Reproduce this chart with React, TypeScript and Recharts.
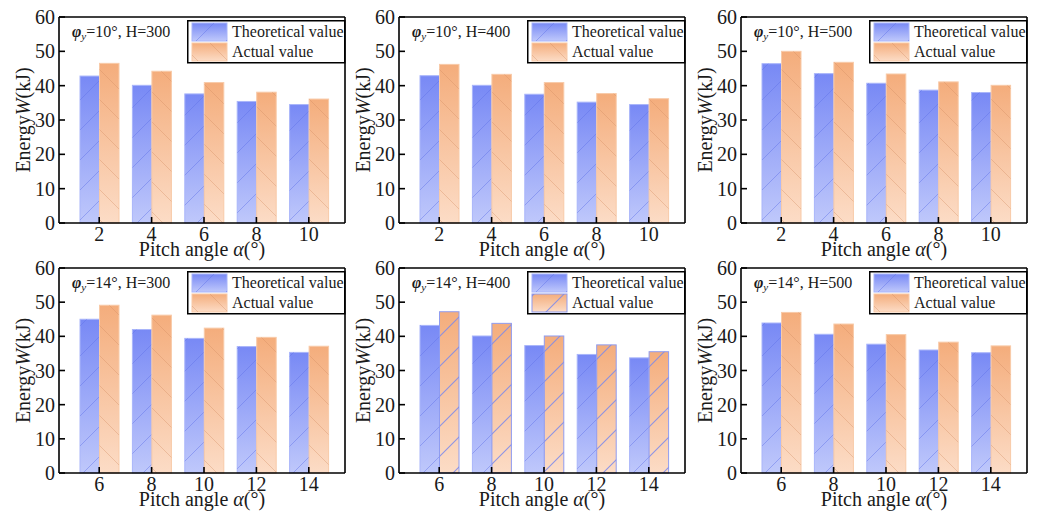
import React from "react";
import { BarChart, Bar, XAxis, YAxis } from "recharts";

// pitch angle categories (deg)
const pitchLow = ["2", "4", "6", "8", "10"];
const pitchHigh = ["6", "8", "10", "12", "14"];
const energyTicks = [0, 10, 20, 30, 40, 50, 60];

// energy W (kJ)
const theo10H300 = [42.8, 40.1, 37.6, 35.4, 34.5];
const act10H300 = [46.5, 44.2, 40.9, 38.1, 36.1];
const theo10H400 = [42.9, 40.1, 37.5, 35.2, 34.5];
const act10H400 = [46.2, 43.3, 40.9, 37.7, 36.2];
const theo10H500 = [46.4, 43.5, 40.7, 38.7, 38.0];
const act10H500 = [50.0, 46.8, 43.4, 41.1, 40.1];
const theo14H300 = [45.0, 42.0, 39.4, 37.0, 35.3];
const act14H300 = [49.1, 46.2, 42.4, 39.7, 37.1];
const theo14H400 = [43.2, 40.1, 37.3, 34.7, 33.7];
const act14H400 = [47.2, 43.8, 40.1, 37.5, 35.5];
const theo14H500 = [43.9, 40.6, 37.7, 36.0, 35.2];
const act14H500 = [47.0, 43.6, 40.5, 38.3, 37.2];

const FONT = "'Liberation Serif', 'Times New Roman', serif";
const INK = "#1a1a1a";

const panels = [
  { phi: "10", h: "300", cats: pitchLow, theo: theo10H300, act: act10H300, left: 0, top: 0, row: 0 },
  { phi: "10", h: "400", cats: pitchLow, theo: theo10H400, act: act10H400, left: 340, top: 0, row: 0 },
  { phi: "10", h: "500", cats: pitchLow, theo: theo10H500, act: act10H500, left: 682, top: 0, row: 0 },
  { phi: "14", h: "300", cats: pitchHigh, theo: theo14H300, act: act14H300, left: 0, top: 256, row: 1 },
  { phi: "14", h: "400", cats: pitchHigh, theo: theo14H400, act: act14H400, left: 340, top: 256, row: 1, blueHatch: true },
  { phi: "14", h: "500", cats: pitchHigh, theo: theo14H500, act: act14H500, left: 682, top: 256, row: 1 },
];

function SharedDefs() {
  return (
    <svg width={0} height={0} style={{ position: "absolute" }}>
      <defs>
        <linearGradient id="gTheo" x1="0" y1="0" x2="0" y2="1">
          <stop offset="0%" stopColor="#7889f5" />
          <stop offset="100%" stopColor="#bfc8fb" />
        </linearGradient>
        <linearGradient id="gAct" x1="0" y1="0" x2="0" y2="1">
          <stop offset="0%" stopColor="#f4ad7c" />
          <stop offset="100%" stopColor="#fcdcc6" />
        </linearGradient>
        <pattern id="hFwd" patternUnits="userSpaceOnUse" width={30} height={30}>
          <path d="M0,30 L30,0 M-3,3 L3,-3 M27,33 L33,27" stroke="#5f72ea" strokeOpacity={0.45} strokeWidth={1} />
        </pattern>
        <pattern id="hBack" patternUnits="userSpaceOnUse" width={30} height={30}>
          <path d="M0,0 L30,30 M-3,27 L3,33 M27,-3 L33,3" stroke="#d08a5e" strokeOpacity={0.35} strokeWidth={1} />
        </pattern>
        <pattern id="hFwdBlue" patternUnits="userSpaceOnUse" width={30} height={30}>
          <path d="M0,30 L30,0 M-3,3 L3,-3 M27,33 L33,27" stroke="#7a89ee" strokeOpacity={0.85} strokeWidth={1.1} />
        </pattern>
      </defs>
    </svg>
  );
}

const makeBarShape = (grad: string, hatch: string, edge: string) => (props: any) => {
  const { x, y, width, height } = props;
  if (!height || height <= 0) return <g />;
  return (
    <g>
      <rect x={x} y={y} width={width} height={height} fill={`url(#${grad})`} stroke={edge} strokeWidth={1} />
      <rect x={x} y={y} width={width} height={height} fill={`url(#${hatch})`} />
    </g>
  );
};

const theoShape = makeBarShape("gTheo", "hFwd", "#a9b5fa");
const actShape = makeBarShape("gAct", "hBack", "#f8caa8");
const actBlueShape = makeBarShape("gAct", "hFwdBlue", "#8f9cf0");

const XTitle = (props: any) => {
  const vb = props.viewBox || {};
  return (
    <text x={vb.x + vb.width / 2} y={vb.y + 33} textAnchor="middle" fontFamily={FONT} fontSize={20} fill={INK}>
      Pitch angle <tspan fontStyle="italic">α</tspan>(°)
    </text>
  );
};

const YTitle = (props: any) => {
  const vb = props.viewBox || {};
  const cx = vb.x + 4;
  const cy = vb.y + vb.height / 2;
  return (
    <text
      x={cx}
      y={cy}
      transform={`rotate(-90 ${cx} ${cy})`}
      textAnchor="middle"
      dominantBaseline="central"
      fontFamily={FONT}
      fontSize={20}
      fill={INK}
    >
      Energy<tspan fontStyle="italic">W</tspan>(kJ)
    </text>
  );
};

function LegendBox({ blueHatch }: { blueHatch?: boolean }) {
  return (
    <svg width={158} height={43} style={{ position: "absolute", left: 187, top: 0, overflow: "visible" }}>
      <rect x={0.75} y={0.75} width={157} height={42} fill="#fff" stroke="#000" strokeWidth={1.5} />
      <rect x={5} y={3} width={35} height={18} fill="url(#gTheo)" stroke="#a9b5fa" />
      <rect x={5} y={3} width={35} height={18} fill="url(#hFwd)" />
      <rect x={5} y={23} width={35} height={18} fill="url(#gAct)" stroke={blueHatch ? "#8f9cf0" : "#f8caa8"} />
      <rect x={5} y={23} width={35} height={18} fill={blueHatch ? "url(#hFwdBlue)" : "url(#hBack)"} />
      <text x={45} y={17} fontFamily={FONT} fontSize={16} fill={INK}>Theoretical value</text>
      <text x={45} y={37} fontFamily={FONT} fontSize={16} fill={INK}>Actual value</text>
    </svg>
  );
}

function EnergyPanel({ p }: { p: any }) {
  const data = p.cats.map((c: string, i: number) => ({ pitch: c, theo: p.theo[i], act: p.act[i] }));
  const H = p.row === 0 ? 262 : 256;
  const mt = p.row === 0 ? 16 : 11;
  const plotTop = mt + 1;
  const axisStroke = { stroke: "#000", strokeWidth: 1.6 };
  const tickStyle = { fill: INK, fontSize: 20, fontFamily: FONT };
  return (
    <div style={{ position: "absolute", left: p.left, top: p.top, width: 350, height: H }}>
      <BarChart
        width={350}
        height={H}
        data={data}
        margin={{ top: mt, right: 4, bottom: 6, left: 19 }}
        barGap={0}
        barSize={19.5}
        style={{ overflow: "visible" }}
      >
        <XAxis
          xAxisId="b"
          dataKey="pitch"
          orientation="bottom"
          height={33}
          padding={{ left: 14, right: 10 }}
          tickSize={-6}
          tickMargin={10}
          axisLine={axisStroke}
          tickLine={axisStroke}
          tick={tickStyle}
          interval={0}
          label={<XTitle />}
        />
        <XAxis
          xAxisId="t"
          dataKey="pitch"
          orientation="top"
          height={1}
          padding={{ left: 14, right: 10 }}
          tickSize={-6}
          axisLine={axisStroke}
          tickLine={axisStroke}
          tick={false}
          interval={0}
        />
        <YAxis
          yAxisId="l"
          domain={[0, 60]}
          ticks={energyTicks}
          width={40}
          tickSize={-6}
          tickMargin={10}
          axisLine={axisStroke}
          tickLine={axisStroke}
          tick={tickStyle}
          interval={0}
          label={<YTitle />}
        />
        <YAxis
          yAxisId="r"
          orientation="right"
          domain={[0, 60]}
          ticks={energyTicks}
          width={1}
          tickSize={-6}
          axisLine={axisStroke}
          tickLine={axisStroke}
          tick={false}
        />
        <Bar xAxisId="b" yAxisId="l" dataKey="theo" shape={theoShape} isAnimationActive={false} />
        <Bar xAxisId="b" yAxisId="l" dataKey="act" shape={p.blueHatch ? actBlueShape : actShape} isAnimationActive={false} />
      </BarChart>
      <div style={{ position: "absolute", left: 0, top: plotTop + 3, width: 350, height: 45 }}>
        <LegendBox blueHatch={p.blueHatch} />
      </div>
      <div
        style={{
          position: "absolute",
          left: 72,
          top: plotTop + 5,
          fontFamily: FONT,
          fontSize: 16,
          color: INK,
          lineHeight: "20px",
          whiteSpace: "nowrap",
        }}
      >
        <b><i>φ</i></b>
        <sub style={{ fontSize: 11, fontStyle: "italic", verticalAlign: "-3px" }}>y</sub>
        {`=${p.phi}°, H=${p.h}`}
      </div>
    </div>
  );
}

export default function App() {
  return (
    <div style={{ position: "absolute", left: 0, top: 0, width: 1040, height: 512, background: "#fff" }}>
      <SharedDefs />
      {panels.map((p, i) => (
        <EnergyPanel key={i} p={p} />
      ))}
    </div>
  );
}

Written exercise: Write out exactly the lines between the start of the data and the line with "const energyTicks = [0, 10, 20, 30, 40, 50, 60];", including both, but none of the pictures.

Result of this task:
Reproduce this chart with React, TypeScript and Recharts.
import React from "react";
import { BarChart, Bar, XAxis, YAxis } from "recharts";

// pitch angle categories (deg)
const pitchLow = ["2", "4", "6", "8", "10"];
const pitchHigh = ["6", "8", "10", "12", "14"];
const energyTicks = [0, 10, 20, 30, 40, 50, 60];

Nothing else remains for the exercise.